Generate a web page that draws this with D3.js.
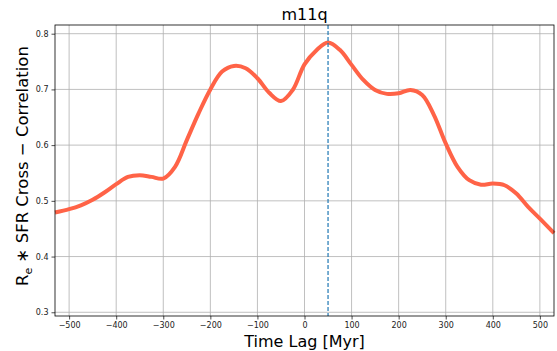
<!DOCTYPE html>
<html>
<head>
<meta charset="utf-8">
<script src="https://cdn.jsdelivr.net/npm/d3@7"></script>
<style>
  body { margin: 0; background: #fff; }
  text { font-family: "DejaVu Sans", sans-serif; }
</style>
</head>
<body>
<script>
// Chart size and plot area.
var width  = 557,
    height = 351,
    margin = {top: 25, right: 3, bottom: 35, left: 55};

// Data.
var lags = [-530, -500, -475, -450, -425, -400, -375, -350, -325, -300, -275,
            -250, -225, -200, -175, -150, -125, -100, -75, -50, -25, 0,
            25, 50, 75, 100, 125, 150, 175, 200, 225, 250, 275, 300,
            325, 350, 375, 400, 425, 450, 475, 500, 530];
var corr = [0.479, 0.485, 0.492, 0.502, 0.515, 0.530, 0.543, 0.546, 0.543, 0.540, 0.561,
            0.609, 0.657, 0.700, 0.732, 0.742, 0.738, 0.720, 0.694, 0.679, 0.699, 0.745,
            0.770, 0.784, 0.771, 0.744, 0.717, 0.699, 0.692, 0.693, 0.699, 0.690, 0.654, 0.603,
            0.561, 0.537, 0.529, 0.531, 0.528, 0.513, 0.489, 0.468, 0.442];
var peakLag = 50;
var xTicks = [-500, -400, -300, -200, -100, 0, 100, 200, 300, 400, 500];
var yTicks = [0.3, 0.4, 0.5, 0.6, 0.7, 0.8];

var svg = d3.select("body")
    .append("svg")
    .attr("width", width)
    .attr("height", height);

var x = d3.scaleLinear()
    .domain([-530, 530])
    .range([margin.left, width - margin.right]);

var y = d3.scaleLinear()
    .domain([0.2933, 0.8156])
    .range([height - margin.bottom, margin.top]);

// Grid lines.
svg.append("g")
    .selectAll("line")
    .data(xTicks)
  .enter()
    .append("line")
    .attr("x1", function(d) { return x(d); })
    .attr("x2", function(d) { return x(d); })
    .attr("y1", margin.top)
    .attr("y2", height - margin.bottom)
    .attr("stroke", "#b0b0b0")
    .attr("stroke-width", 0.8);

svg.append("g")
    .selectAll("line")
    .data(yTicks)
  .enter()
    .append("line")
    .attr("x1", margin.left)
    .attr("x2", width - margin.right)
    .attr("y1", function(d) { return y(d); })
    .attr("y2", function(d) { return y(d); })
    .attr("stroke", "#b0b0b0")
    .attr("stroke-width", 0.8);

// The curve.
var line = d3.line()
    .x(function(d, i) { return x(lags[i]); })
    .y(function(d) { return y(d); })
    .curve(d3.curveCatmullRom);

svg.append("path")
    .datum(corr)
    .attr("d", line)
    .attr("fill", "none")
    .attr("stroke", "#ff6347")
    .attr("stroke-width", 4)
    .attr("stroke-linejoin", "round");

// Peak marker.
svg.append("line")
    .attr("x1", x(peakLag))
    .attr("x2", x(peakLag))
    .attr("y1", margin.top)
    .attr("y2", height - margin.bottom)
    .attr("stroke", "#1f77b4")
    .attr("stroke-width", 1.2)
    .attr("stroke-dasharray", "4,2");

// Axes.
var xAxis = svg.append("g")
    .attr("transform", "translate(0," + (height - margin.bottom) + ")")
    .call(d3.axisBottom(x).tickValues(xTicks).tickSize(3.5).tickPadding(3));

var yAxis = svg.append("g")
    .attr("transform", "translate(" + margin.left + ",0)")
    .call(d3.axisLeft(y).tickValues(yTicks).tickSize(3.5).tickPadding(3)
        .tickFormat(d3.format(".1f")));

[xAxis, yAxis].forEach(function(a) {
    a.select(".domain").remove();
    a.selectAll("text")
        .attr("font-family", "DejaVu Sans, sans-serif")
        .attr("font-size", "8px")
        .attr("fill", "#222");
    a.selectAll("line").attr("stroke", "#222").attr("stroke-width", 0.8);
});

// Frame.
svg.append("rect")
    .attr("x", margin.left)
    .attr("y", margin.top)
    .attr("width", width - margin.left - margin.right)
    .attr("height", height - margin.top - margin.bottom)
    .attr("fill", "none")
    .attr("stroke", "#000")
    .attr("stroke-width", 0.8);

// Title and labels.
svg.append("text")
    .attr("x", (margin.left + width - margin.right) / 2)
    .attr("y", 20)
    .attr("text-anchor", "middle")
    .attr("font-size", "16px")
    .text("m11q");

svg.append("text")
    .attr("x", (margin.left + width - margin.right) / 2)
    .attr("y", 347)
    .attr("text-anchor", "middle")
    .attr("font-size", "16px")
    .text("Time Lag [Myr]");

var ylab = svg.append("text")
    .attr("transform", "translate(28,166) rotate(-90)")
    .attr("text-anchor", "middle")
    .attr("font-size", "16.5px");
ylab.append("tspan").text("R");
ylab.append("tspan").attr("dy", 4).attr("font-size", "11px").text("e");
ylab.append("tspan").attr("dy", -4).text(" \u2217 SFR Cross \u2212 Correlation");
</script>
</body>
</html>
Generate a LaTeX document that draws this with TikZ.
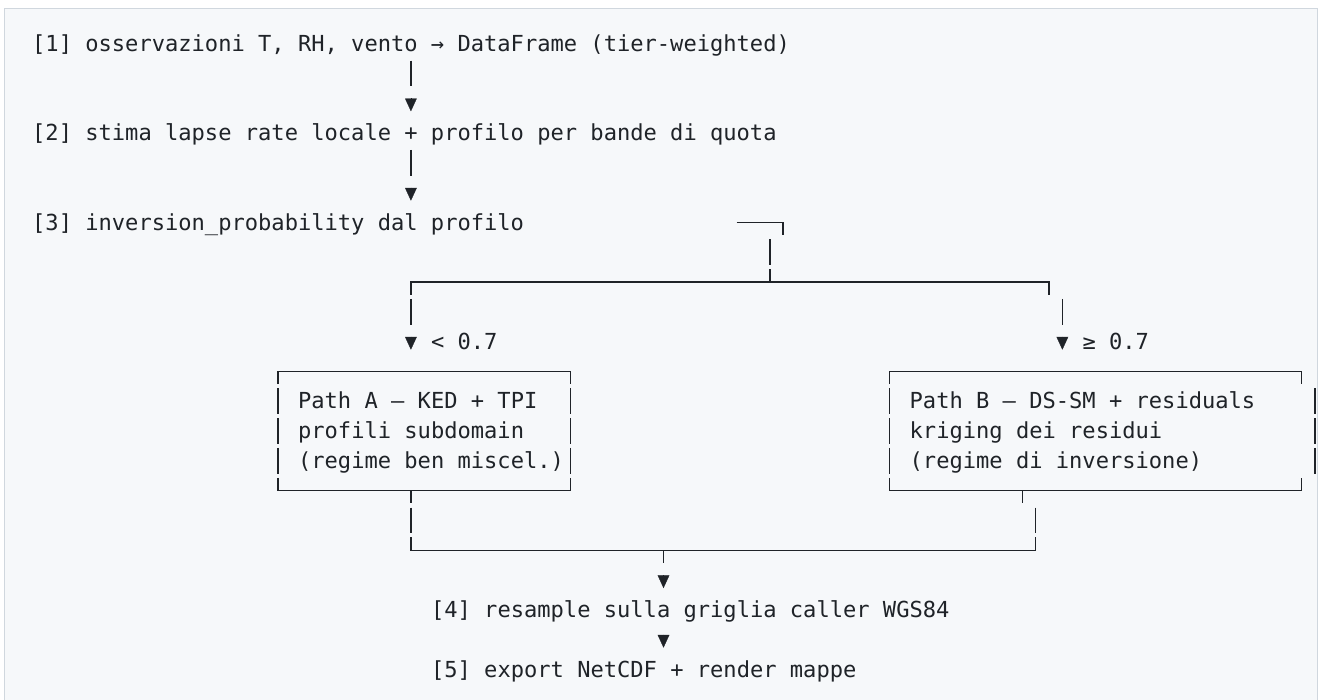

Task to complete. Reproduce each line exactly, please, except for any pictures.

Completed exercise.
Generate a web page that draws this with D3.js.
<!DOCTYPE html>
<html>
<head>
<meta charset="utf-8">
<script src="https://cdn.jsdelivr.net/npm/d3@7"></script>
<style>
  body { margin: 0; background: #fff; }
  text { font-family: "DejaVu Sans", sans-serif; }
</style>
</head>
<body>
<script>
// Chart size and plot area.
var width  = 557,
    height = 351,
    margin = {top: 25, right: 3, bottom: 35, left: 55};

// Data.
var lags = [-530, -500, -475, -450, -425, -400, -375, -350, -325, -300, -275,
            -250, -225, -200, -175, -150, -125, -100, -75, -50, -25, 0,
            25, 50, 75, 100, 125, 150, 175, 200, 225, 250, 275, 300,
            325, 350, 375, 400, 425, 450, 475, 500, 530];
var corr = [0.479, 0.485, 0.492, 0.502, 0.515, 0.530, 0.543, 0.546, 0.543, 0.540, 0.561,
            0.609, 0.657, 0.700, 0.732, 0.742, 0.738, 0.720, 0.694, 0.679, 0.699, 0.745,
            0.770, 0.784, 0.771, 0.744, 0.717, 0.699, 0.692, 0.693, 0.699, 0.690, 0.654, 0.603,
            0.561, 0.537, 0.529, 0.531, 0.528, 0.513, 0.489, 0.468, 0.442];
var peakLag = 50;
var xTicks = [-500, -400, -300, -200, -100, 0, 100, 200, 300, 400, 500];
var yTicks = [0.3, 0.4, 0.5, 0.6, 0.7, 0.8];

var svg = d3.select("body")
    .append("svg")
    .attr("width", width)
    .attr("height", height);

var x = d3.scaleLinear()
    .domain([-530, 530])
    .range([margin.left, width - margin.right]);

var y = d3.scaleLinear()
    .domain([0.2933, 0.8156])
    .range([height - margin.bottom, margin.top]);

// Grid lines.
svg.append("g")
    .selectAll("line")
    .data(xTicks)
  .enter()
    .append("line")
    .attr("x1", function(d) { return x(d); })
    .attr("x2", function(d) { return x(d); })
    .attr("y1", margin.top)
    .attr("y2", height - margin.bottom)
    .attr("stroke", "#b0b0b0")
    .attr("stroke-width", 0.8);

svg.append("g")
    .selectAll("line")
    .data(yTicks)
  .enter()
    .append("line")
    .attr("x1", margin.left)
    .attr("x2", width - margin.right)
    .attr("y1", function(d) { return y(d); })
    .attr("y2", function(d) { return y(d); })
    .attr("stroke", "#b0b0b0")
    .attr("stroke-width", 0.8);

// The curve.
var line = d3.line()
    .x(function(d, i) { return x(lags[i]); })
    .y(function(d) { return y(d); })
    .curve(d3.curveCatmullRom);

svg.append("path")
    .datum(corr)
    .attr("d", line)
    .attr("fill", "none")
    .attr("stroke", "#ff6347")
    .attr("stroke-width", 4)
    .attr("stroke-linejoin", "round");

// Peak marker.
svg.append("line")
    .attr("x1", x(peakLag))
    .attr("x2", x(peakLag))
    .attr("y1", margin.top)
    .attr("y2", height - margin.bottom)
    .attr("stroke", "#1f77b4")
    .attr("stroke-width", 1.2)
    .attr("stroke-dasharray", "4,2");

// Axes.
var xAxis = svg.append("g")
    .attr("transform", "translate(0," + (height - margin.bottom) + ")")
    .call(d3.axisBottom(x).tickValues(xTicks).tickSize(3.5).tickPadding(3));

var yAxis = svg.append("g")
    .attr("transform", "translate(" + margin.left + ",0)")
    .call(d3.axisLeft(y).tickValues(yTicks).tickSize(3.5).tickPadding(3)
        .tickFormat(d3.format(".1f")));

[xAxis, yAxis].forEach(function(a) {
    a.select(".domain").remove();
    a.selectAll("text")
        .attr("font-family", "DejaVu Sans, sans-serif")
        .attr("font-size", "8px")
        .attr("fill", "#222");
    a.selectAll("line").attr("stroke", "#222").attr("stroke-width", 0.8);
});

// Frame.
svg.append("rect")
    .attr("x", margin.left)
    .attr("y", margin.top)
    .attr("width", width - margin.left - margin.right)
    .attr("height", height - margin.top - margin.bottom)
    .attr("fill", "none")
    .attr("stroke", "#000")
    .attr("stroke-width", 0.8);

// Title and labels.
svg.append("text")
    .attr("x", (margin.left + width - margin.right) / 2)
    .attr("y", 20)
    .attr("text-anchor", "middle")
    .attr("font-size", "16px")
    .text("m11q");

svg.append("text")
    .attr("x", (margin.left + width - margin.right) / 2)
    .attr("y", 347)
    .attr("text-anchor", "middle")
    .attr("font-size", "16px")
    .text("Time Lag [Myr]");

var ylab = svg.append("text")
    .attr("transform", "translate(28,166) rotate(-90)")
    .attr("text-anchor", "middle")
    .attr("font-size", "16.5px");
ylab.append("tspan").text("R");
ylab.append("tspan").attr("dy", 4).attr("font-size", "11px").text("e");
ylab.append("tspan").attr("dy", -4).text(" \u2217 SFR Cross \u2212 Correlation");
</script>
</body>
</html>
Generate a LaTeX document that draws this with TikZ.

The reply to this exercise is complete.